Professional Footballers’ Association Announces first CTE Prevention Protocol
Professional Footballers’ Association Announces first CTE Prevention Protocol
(San Francisco) The Professional Footballers’ Association (PFA), the union representing current and former footballers (soccer players) in the Premier League, the FA Women’s Super League and the English Football Leagues, announced today the implementation of the world’s first CTE Prevention Protocol, setting a new benchmark for protecting long-term brain health in sport.
Chronic traumatic encephalopathy (CTE) is a degenerative brain disease caused by repeated head impacts that has been diagnosed in the majority of professional American football, soccer, rugby, and ice hockey players studied in global brain banks.
The PFA’s CTE Prevention Protocol is designed to reduce head impact exposure across a player’s lifetime. It includes measures like annual CTE education for players, minimizing heading in training, encouraging delaying heading until age 12, supporting CTE focused research, and compassionate, emotional, practical, and financial care for players already living with suspected CTE.
“CTE is preventable. Period,” said Dr. Adam White, Director of Brain Health at the PFA. “With what we know today about the disease, it would be a failure to our players to do nothing. The science and solutions are clear, it just takes willingness from the sporting bodies to put athletes’ long-term health first and I am pleased that we have been able to do that in England. I encourage all sports to put as much, if not more, effort into CTE prevention protocols as they have concussion protocols.”
White announced the new prevention effort today at the first Global CTE Summit in San Francisco, a conference organized by the Concussion & CTE Foundation in collaboration with the Boston University Center and the UCSF Fein Memory & Aging Center.
Research funded by the PFA and the Football Association (FA) has shown that professional football players in Scotland have a 3.5 times greater risk of dementia compared to the general population, and post-mortem studies of former professional football players in the UK have found a majority of those studied have CTE, a disease also never found in the general population. Converging evidence suggests the elevated dementia risk among football players is linked to cumulative lifetime exposure to repetitive head impacts, the only known risk factor for CTE, primarily through heading the ball.
Many former professional football players have been diagnosed with CTE after death, including most recently Gordon McQueen and Chris Nicholl, joining others including Jeff Astle, Rod Taylor, and Kevin Bird.

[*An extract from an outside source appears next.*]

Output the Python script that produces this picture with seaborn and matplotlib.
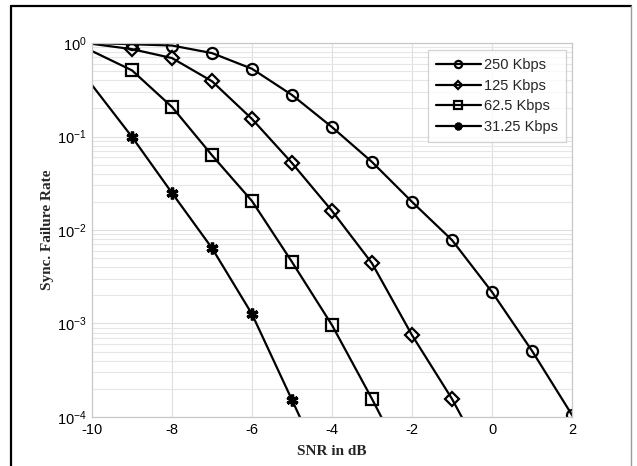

The PFA’s protocol follows the publication of a CTE Prevention Protocol framework in 2023 by an international group of researchers convened by the Concussion & CTE Foundation and Boston University CTE Center. The framework provides strategies focused on reducing repetitive head impact exposure in practice and games, educating athletes, and instituting a minimum age to begin to expose children to the risk of developing CTE.
“Athletes around the globe should applaud the PFA for their leadership on CTE prevention,” said Nowinski. “While many sports organizations still hide from CTE, refusing to take simple actions to prevent their players from developing dementia later in life, the PFA is showing moral courage by acting in the best interests of the players. Every sport now has a clear roadmap, and a responsibility to follow it.”